The Right Time To Pursue an MBA
The decision to pursue an MBA is difficult at the best of times. As an MBA'21D at INSEAD, I am surrounded by a diverse range of extraordinary people who took a leap of faith amidst a global pandemic, in times of unprecedented uncertainty. Whether they are a young entrepreneur, rising star or experienced and skilled professional, most of my cohort will assure you they made the best decision and advise you to apply, so the real question you should be asking is “when?”.
The best time to pursue an MBA will be extremely individual and depend on your aspirations and motivations, but I hope my story and personal reflections can assist your deliberations.
My MBA journey started years before I applied to INSEAD. Six years ago I walked into my boss’ office to turn down an incredible promotion opportunity. My explanation? I wanted to pursue an MBA to acquire the skills I would need for my longer-term career journey. Surprisingly, my boss and wider personal and professional networks were all incredibly supportive - so why did it take me another four years and a pandemic to apply?
Working with start-ups, I found myself accidentally enrolled at the business school of life, wondering if a formal business school was worth it? I explored MBA programmes that would best support my entrepreneurial dreams, but I was also laying the groundwork to launch my own business without the cost of the MBA. My start-up experience left me with two vital takeaways: firstly, beyond the exciting buzz, how much work, grit and resilience it takes to successfully keep running a start-up, and secondly, how much more I still had to learn.
One of the successful start-ups I had the pleasure of working alongside, was run by two Harvard Business School alumni.

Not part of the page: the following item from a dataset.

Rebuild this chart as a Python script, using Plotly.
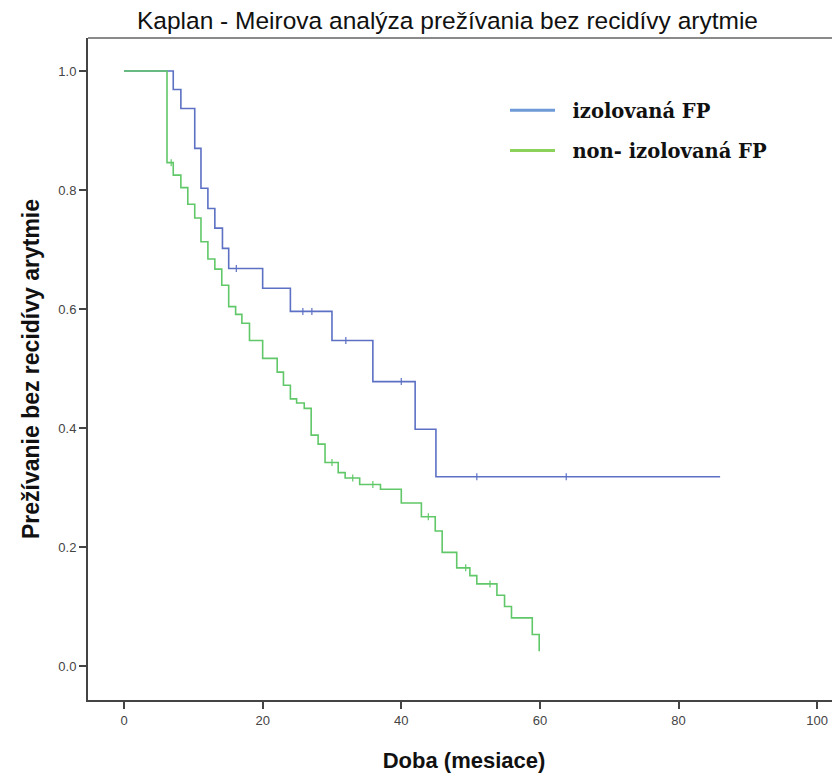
import plotly.graph_objects as go

# izolovaná FP
iso_t = [0, 7.1, 8.2, 10.2, 11.1, 12.1, 13.1, 14.2, 15.1, 20.0, 24.0, 30.0, 35.9, 42.0, 45.0, 86.0]
iso_s = [1.0, 0.969, 0.937, 0.870, 0.803, 0.769, 0.736, 0.702, 0.668, 0.635, 0.596, 0.547, 0.478, 0.398, 0.318, 0.318]
iso_cens_t = [16.2, 25.8, 27.1, 32.0, 40.0, 50.9, 63.8]
iso_cens_s = [0.668, 0.596, 0.596, 0.547, 0.478, 0.318, 0.318]

# non- izolovaná FP
non_t = [0, 6.2, 7.1, 8.2, 9.2, 10.2, 11.1, 12.1, 13.1, 14.1, 15.1, 16.1, 17.0, 18.1, 20.0,
         22.1, 23.0, 24.0, 24.9, 26.0, 27.0, 28.0, 29.0, 30.9, 31.9, 34.0, 37.0, 40.0, 42.9,
         44.9, 45.9, 48.0, 49.9, 50.9, 53.8, 54.9, 55.9, 58.9, 59.9]
non_s = [1.0, 0.846, 0.825, 0.804, 0.776, 0.753, 0.713, 0.684, 0.667, 0.640, 0.604, 0.591, 0.576, 0.547, 0.517,
         0.494, 0.472, 0.449, 0.442, 0.433, 0.388, 0.373, 0.342, 0.325, 0.316, 0.305, 0.297, 0.274, 0.251,
         0.227, 0.191, 0.165, 0.152, 0.138, 0.119, 0.100, 0.081, 0.053, 0.025]
non_cens_t = [6.8, 30.0, 33.0, 35.9, 43.9, 49.3, 52.8]
non_cens_s = [0.846, 0.342, 0.316, 0.305, 0.251, 0.165, 0.138]

x_ticks = [0, 20, 40, 60, 80, 100]
y_ticks = [0.0, 0.2, 0.4, 0.6, 0.8, 1.0]

blue = "rgb(92,112,196)"
green = "rgb(96,200,104)"
blue_leg = "rgb(110,154,216)"
green_leg = "rgb(140,210,90)"

W, H = 832, 765  # page adds an 8px body margin

fig = go.Figure()
fig.add_trace(go.Scatter(x=iso_t, y=iso_s, mode="lines", line=dict(color=blue, width=1.6, shape="hv"),
                         showlegend=False, hoverinfo="skip"))
fig.add_trace(go.Scatter(x=non_t, y=non_s, mode="lines", line=dict(color=green, width=1.6, shape="hv"),
                         showlegend=False, hoverinfo="skip"))
fig.add_trace(go.Scatter(x=iso_cens_t, y=iso_cens_s, mode="markers",
                         marker=dict(symbol="line-ns", size=5, line=dict(color=blue, width=1.2)),
                         showlegend=False, hoverinfo="skip"))
fig.add_trace(go.Scatter(x=non_cens_t, y=non_cens_s, mode="markers",
                         marker=dict(symbol="line-ns", size=5, line=dict(color=green, width=1.2)),
                         showlegend=False, hoverinfo="skip"))
# legend entries
fig.add_trace(go.Scatter(x=[None], y=[None], mode="lines", name="&nbsp;&nbsp;<b>izolovaná FP</b>",
                         line=dict(color=blue_leg, width=3), legendgroup="a"))
fig.add_trace(go.Scatter(x=[None], y=[None], mode="lines", name="&nbsp;&nbsp;<b>non- izolovaná FP</b>",
                         line=dict(color=green_leg, width=3), legendgroup="b"))

fig.add_shape(type="line", xref="paper", yref="paper", x0=0, x1=1, y0=1, y1=1,
              line=dict(color="#8a8a8a", width=2))

fig.update_layout(
    width=W, height=H,
    margin=dict(l=80, r=0, t=30, b=73),
    paper_bgcolor="white", plot_bgcolor="white",
    title=dict(text="Kaplan - Meirova analýza prežívania bez recidívy arytmie",
               x=439.5/W, xanchor="center", y=1, yanchor="top", pad=dict(t=4),
               font=dict(family="Liberation Sans", size=24.5, color="#111")),
    xaxis=dict(range=[-5.2, 103.3], tickvals=x_ticks, ticktext=[str(v) for v in x_ticks],
               showgrid=False, zeroline=False, showline=True, linecolor="#444", linewidth=2,
               ticks="outside", ticklen=7, tickwidth=1.5, tickcolor="#444",
               tickfont=dict(family="Liberation Sans", size=13, color="#444"),
               title=dict(text="<b>Doba (mesiace)</b>", standoff=26,
                          font=dict(family="Liberation Sans", size=22, color="#111"))),
    yaxis=dict(range=[-0.0571, 1.0555], tickvals=y_ticks, ticktext=[f"{v:.1f}" for v in y_ticks],
               showgrid=False, zeroline=False, showline=True, linecolor="#444", linewidth=2,
               ticks="outside", ticklen=7, tickwidth=1.5, tickcolor="#444",
               tickfont=dict(family="Liberation Sans", size=13, color="#444"),
               title=dict(text="<b>Prežívanie bez recidívy arytmie</b>", standoff=12,
                          font=dict(family="Liberation Sans", size=23, color="#111"))),
    legend=dict(x=(505-88)/752, y=1 - (91-38)/662, xanchor="left", yanchor="top",
                bgcolor="rgba(0,0,0,0)", tracegroupgap=12, itemwidth=45,
                font=dict(family="DejaVu Serif", size=19.5, color="#111")),
)

fig.write_html("out.html")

They helped me understand that, while I could launch my own business and learn on the go, an MBA could help me find co-founders, mentors, investors and customers and equip me with the skills and capabilities to succeed in the long run.
Above all, I was strongly advised that I might benefit more greatly from an MBA after a few more years of experience. I am glad I took this precious advice, but also conscious that, were it not for the COVID pandemic, I might have lost sight of my business school goals. The extra professional years were invaluable to my MBA journey, but they also came at a higher opportunity cost, personally and professionally, requiring an even greater leap of faith.
The idea that the MBA is an echo chamber for your experiences really sums up my current journey here at INSEAD. While I greatly enjoy the theory and cutting-edge academics to help ground and explain what I have learnt over the years, their main value is to provide a framework within which I can reflect on my professional experiences and those of my cohort. Learning the organisational behaviour theory is helpful terminology to explain my change management experience, or why new ventures fail/succeed, but the real value lies in the direct comparison of specific differences and nuances across sectors and organizations and the lessons learnt by my peers and I along the way.
I am a great believer in opportunities being what you make of them.
When it comes to an MBA, I do not believe there is a wrong timing decision as long as you are clear on what you want out of it.
I used to see the MBA as a rocket/turbo boost start that can accelerate your career journey once, but at any time. I chose to wait and learn more on the job, to save my magic MBA trump card for the harder levels. By working a few extra years, I have been rewarded with a richer, deeper more reflective learning journey. Younger MBAs fear not – I have realised that the MBA is also only the beginning of a developmental journey, where one can keep reflecting on lessons learnt in new contexts and can keep learning from INSEAD alumni events and their networks long after graduation. If my recommended book list is any indication, I will not be done any time soon!
I have realised it is not about how fast you are, but how far you can reach, and bring others with you.
The most surprising benefit of pursuing an MBA later in my career, is that it helped me regain the open mind I have prided myself on by challenging everything I took for granted.
The more I learnt to approach problems and people a certain way, the more set in my ways I accidentally became, inheriting industry biases and ways of working. Even with my relatively diverse work experience, I am continuously surprised to find that half the class have completely different viewpoints and I am so grateful to my peers for helping me understand the many shades of grey in each case we study and continuously challenging me in every way.